Ian's DBC SF Firecrackers Blog

Running complex SQL queries in large DB's

In my professional experience as a software quality assurance analyst, I've been in a lot of situations where complex queries had to be executed on SQL databases that had upwards of 3 million records on each table that only grew in size as a lot of the tables needing validation had one-to-many and many-to-many relationships. As a result, a lot of the test scripts that I was writing would take upwards of 16 hours to execute on each of the data migration mappings that I was tasked to validate. In the beginning, I would write and immediately run the tests, but as complexities grew, I found myself sitting at my desk for hours at a time completely idle waiting for my machine to finish executing the latest draft of the script before I could do anything else.

Over time I managed to successfully lobby for a second workstation to split writing and basic executions from the larger complex query executions as well as execute most of the complex queries as I was leaving for the day so that the results would be ready the following morning. Also key to work optimization was to shift a lot of the mindset away from complete validation to validation of boundary conditions for each field for daytime testing.

One thing that I never leveraged was the ability for SQL to create temporary tables.
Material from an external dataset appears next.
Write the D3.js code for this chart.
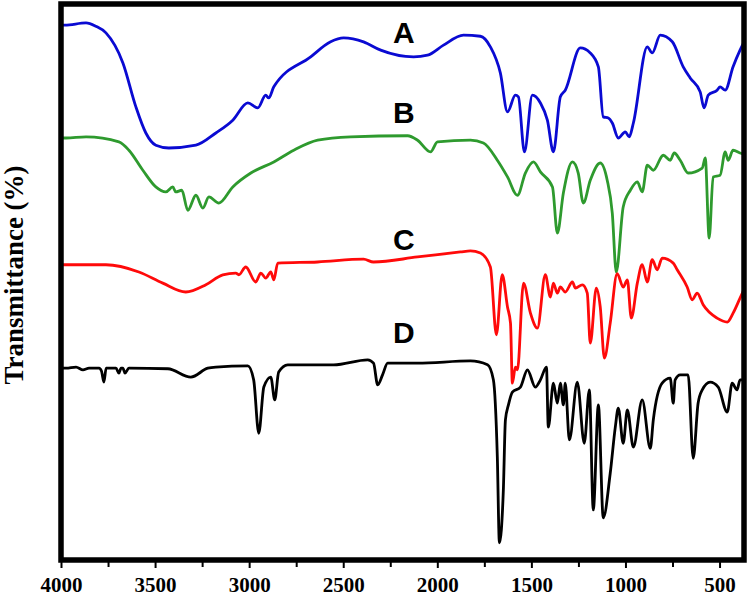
<!DOCTYPE html>
<html>
<head>
<meta charset="utf-8">
<script src="https://cdn.jsdelivr.net/npm/d3@7"></script>
<style>
  html, body { margin: 0; padding: 0; background: #fff; }
  svg { display: block; }
</style>
</head>
<body>
<svg id="chart" width="750" height="596"></svg>
<script>
// Wavenumber (cm-1) vs transmittance (%)
const seriesA = [[4000,96.2],[3979,96.2],[3867,96.6],[3815,96.0],[3761,94.8],[3671,89.4],[3602,81.5],[3549,76.8],[3496,74.6],[3427,74.1],[3283,74.6],[3177,76.8],[3087,79.1],[3007,82.2],[2954,81.3],[2912,83.6],[2896,83.1],[2869,85.1],[2673,90.5],[2567,93.2],[2498,93.9],[2392,93.2],[2301,91.7],[2126,90.5],[2052,90.8],[1967,92.6],[1861,94.4],[1771,94.2],[1718,92.3],[1665,87.6],[1627,80.6],[1585,83.6],[1569,83.3],[1537,73.4],[1495,83.6],[1452,82.2],[1415,79.1],[1383,73.4],[1346,83.3],[1320,84.5],[1240,92.1],[1187,91.2],[1144,88.7],[1118,79.7],[1091,79.5],[1070,78.6],[1038,75.9],[1001,77.0],[980,76.1],[958,78.6],[884,92.3],[858,91.2],[815,94.4],[751,93.2],[693,88.7],[656,86.7],[603,84.2],[582,81.3],[560,83.6],[513,84.5],[497,85.1],[470,84.5],[428,88.7],[391,91.7],[372,93.0]];

const seriesB = [[4000,75.9],[3973,75.9],[3867,76.1],[3692,75.2],[3639,73.7],[3565,70.1],[3496,67.1],[3443,66.2],[3406,67.1],[3390,66.2],[3358,66.5],[3326,62.9],[3283,65.6],[3246,63.3],[3214,65.3],[3161,64.2],[3087,67.1],[2991,69.6],[2869,71.6],[2763,73.7],[2636,75.5],[2461,76.1],[2158,76.3],[2105,75.5],[2036,73.4],[1999,75.2],[1824,75.5],[1755,75.0],[1681,71.9],[1627,68.9],[1574,65.6],[1532,69.6],[1489,71.6],[1452,69.8],[1388,67.1],[1362,58.8],[1330,66.0],[1282,71.6],[1251,69.6],[1224,64.2],[1187,68.3],[1134,71.4],[1097,68.3],[1070,62.4],[1049,51.8],[1012,63.5],[974,66.5],[937,68.0],[911,66.2],[884,71.0],[852,70.1],[799,72.8],[762,71.9],[741,73.2],[709,71.9],[667,69.6],[592,70.5],[576,72.3],[555,57.9],[534,68.9],[497,69.2],[470,73.4],[454,71.9],[428,73.7],[391,73.2],[372,73.0]];

const seriesC = [[4000,53.1],[3973,53.1],[3761,53.1],[3586,51.8],[3459,49.8],[3337,48.2],[3230,49.5],[3140,51.3],[3071,51.6],[3055,51.3],[3018,52.7],[2965,50.0],[2938,51.6],[2912,50.7],[2885,51.8],[2869,50.4],[2848,53.4],[2636,53.6],[2392,54.1],[2339,53.6],[2105,54.5],[1877,55.4],[1824,55.6],[1771,55.2],[1718,52.7],[1686,40.5],[1655,51.3],[1627,45.5],[1611,42.6],[1601,31.8],[1585,34.7],[1574,34.2],[1542,49.8],[1505,44.4],[1468,41.7],[1426,51.3],[1399,47.3],[1383,49.8],[1362,48.0],[1346,49.1],[1320,48.2],[1282,50.0],[1266,48.9],[1229,49.5],[1203,48.0],[1187,39.0],[1155,48.9],[1134,45.5],[1112,36.3],[1081,42.6],[1044,51.5],[1012,49.1],[990,50.4],[969,43.5],[937,49.8],[911,53.1],[884,50.0],[858,54.0],[831,52.2],[805,54.3],[746,53.4],[725,52.2],[672,49.1],[645,46.8],[619,48.0],[587,45.9],[513,43.5],[459,42.8],[428,44.4],[391,47.1],[372,48.5]];

const seriesD = [[4000,34.5],[3973,34.5],[3920,34.7],[3883,34.2],[3851,34.5],[3798,34.5],[3785,34.0],[3772,32.0],[3760,34.5],[3751,34.5],[3708,34.5],[3692,33.6],[3681,34.5],[3671,34.5],[3660,33.6],[3639,34.5],[3432,34.4],[3310,32.9],[3220,34.5],[3177,34.7],[3007,34.9],[2976,32.4],[2949,22.8],[2922,31.1],[2885,32.9],[2864,28.8],[2843,33.8],[2795,35.1],[2551,35.1],[2370,36.0],[2339,35.4],[2317,31.5],[2291,33.3],[2264,35.4],[2105,35.4],[1824,35.8],[1733,35.1],[1702,32.4],[1681,18.5],[1670,3.1],[1649,12.6],[1638,25.2],[1622,27.9],[1601,30.2],[1558,31.1],[1521,34.2],[1479,31.1],[1452,32.4],[1420,34.7],[1410,23.9],[1383,31.8],[1362,28.2],[1346,31.8],[1330,27.9],[1320,31.8],[1298,21.6],[1256,32.0],[1219,21.0],[1192,30.6],[1171,9.0],[1144,27.9],[1118,7.6],[1081,15.6],[1054,23.9],[1038,27.3],[1012,21.0],[990,27.0],[958,20.3],[911,28.8],[868,20.1],[852,25.2],[805,31.8],[762,32.7],[746,28.2],[736,32.4],[709,33.3],[667,33.3],[640,18.3],[614,28.2],[592,30.6],[550,32.0],[507,31.1],[459,26.6],[433,31.8],[407,30.6],[391,32.4],[372,32.4]];

const seriesNames = ["A", "B", "C", "D"];
const seriesColors = ["#0a0ad2", "#2e9a2e", "#ff0a0a", "#000000"];
// label anchor positions (wavenumber, transmittance)
const labelWave = [2235, 2235, 2235, 2235];
const labelValue = [93.0, 78.6, 55.8, 39.0];

const majorTicks = [4000, 3500, 3000, 2500, 2000, 1500, 1000, 500];
const minorTicks = [3750, 3250, 2750, 2250, 1750, 1250, 750];
const xDomain = [4000, 370];
const yDomain = [0, 100];
const yTitle = "Transmittance (%)";

const svg = d3.select("#chart");
const plotL = 61, plotR = 744, plotT = 4, plotB = 560;

const x = d3.scaleLinear().domain(xDomain).range([plotL, plotR]);
const y = d3.scaleLinear().domain(yDomain).range([plotB, plotT]);

svg.append("defs").append("clipPath").attr("id", "clip")
  .append("rect").attr("x", plotL).attr("y", plotT).attr("width", plotR - plotL).attr("height", plotB - plotT);

const line = d3.line()
  .x(d => x(d[0]))
  .y(d => y(d[1]))
  .curve(d3.curveMonotoneX);

const allSeries = [seriesA, seriesB, seriesC, seriesD];
const g = svg.append("g").attr("clip-path", "url(#clip)");
allSeries.forEach((s, i) => {
  g.append("path")
    .datum(s)
    .attr("d", line)
    .attr("fill", "none")
    .attr("stroke", seriesColors[i])
    .attr("stroke-width", 2.8)
    .attr("stroke-linejoin", "round")
    .attr("stroke-linecap", "round");
});

// series labels
seriesNames.forEach((n, i) => {
  svg.append("text")
    .attr("x", x(labelWave[i]))
    .attr("y", y(labelValue[i]))
    .attr("font-family", "'Liberation Sans', Arial, sans-serif")
    .attr("font-weight", "bold")
    .attr("font-size", 30)
    .attr("fill", "#000")
    .text(n);
});

// axes
const axisG = svg.append("g").attr("transform", `translate(0,${plotB + 2})`);
axisG.call(d3.axisBottom(x).tickValues(majorTicks).tickSize(6).tickPadding(9).tickFormat(d3.format("d")));
axisG.select(".domain").remove();
axisG.selectAll(".tick line").attr("stroke", "#000").attr("stroke-width", 2);
axisG.selectAll(".tick text")
  .attr("font-family", "'Liberation Serif', 'Times New Roman', serif")
  .attr("font-weight", "bold")
  .attr("font-size", 21)
  .attr("fill", "#000");

const minorG = svg.append("g").attr("transform", `translate(0,${plotB + 2})`);
minorG.call(d3.axisBottom(x).tickValues(minorTicks).tickSize(5).tickFormat(""));
minorG.select(".domain").remove();
minorG.selectAll(".tick line").attr("stroke", "#000").attr("stroke-width", 2);

// frame
svg.append("rect")
  .attr("x", plotL).attr("y", plotT)
  .attr("width", plotR - plotL).attr("height", plotB - plotT)
  .attr("fill", "none").attr("stroke", "#000").attr("stroke-width", 5.5);

// y title
svg.append("text")
  .attr("transform", `translate(23,${(160 + 390) / 2}) rotate(-90)`)
  .attr("text-anchor", "middle")
  .attr("font-family", "'Liberation Serif', 'Times New Roman', serif")
  .attr("font-weight", "bold")
  .attr("font-size", 27)
  .attr("fill", "#000")
  .text(yTitle);
</script>
</body>
</html>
This was largely due to server space issues during part of this project, but since some queries I was running had to look up the same relationships between table records again and again and again, a lot of time could have been saved by creating the temp tables to prevent repeating lookups had the space been available.

One of the key ways to optimize performance from a developer standpoint is to determine which queries will be executed frequently and design around minimizing performance expense of those queries. This requires monitoring the frequnecy that the queries that are run so that adjustments could be made, particularly with upgrades and data migration, to re-optimize performance if common queries start to become expensive.